The often maligned common house fly, Musca domestica, is considered to be a nuisance as well as a vector for many diseases affecting both humans and animals. This is due largely to the eating habits of this species, which consumes and contaminates just about anything and everything, using its feet to touch every potential food item to see if it tastes good. Fruit, sewage, candy, or rotting garbage; they're all equally delicious to a house fly. In the process of tasting everything, of course, the fly also contacts a multitude of bacteria and viruses.

Although some flies can bite, the house fly cannot.
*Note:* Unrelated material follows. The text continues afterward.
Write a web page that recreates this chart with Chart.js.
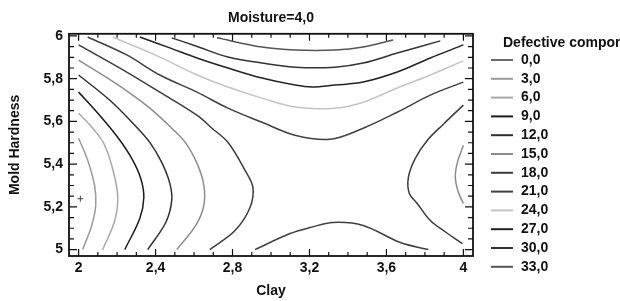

Its mouthparts consist of soft, spongy structures called the labella and proboscis. The labella gently dab liquids into its proboscis, which then sucks up the liquid. If the fly encounters solid food it wants to eat, it drops saliva onto it, turning the food into a liquid.

House flies are among the speediest of insects with an average speed of about five miles per hour (mph) with bursts to 15 mph when threatened. The rapid beating of their wings (about 1,000 times per second) is responsible for the buzzing noise that accompanies a close fly-by. The sensitive antennae of the fly are responsible for detecting both food sources and changes in air currents that signal the approach of potential predators.

The life span of a typical fly is about 21 days, but they can live much longer in cool weather, although their metabolism and active movement is severely reduced. The average fly is about 0.15 to 0.25 inches in length, and they range from gray to dark brown with dark stripes on the thorax. The abdomen is colored yellow on the sides, and the eyes are often red or green. The larvae are cylindrical white maggots that average about 0.4 inches in length and taper off at the ends. Puparia are reddish-brown and are about half the size of the larvae.

The specimen presented here was imaged with a Nikon Eclipse E600 microscope operating with fluorite and/or apochromatic objectives and vertical illuminator equipped with a mercury arc lamp. Specimens were illuminated through Nikon dichromatic filter blocks containing interference filters and a dichroic mirror and imaged with standard epi-fluorescence techniques. Specific filters for the fly mouth specimen were a UV-2E/C, B-2E/C, and a Y-2E/C. Photomicrographs were captured with an Optronics MagnaFire digital camera system coupled to the microscope with a lens-free C-mount adapter.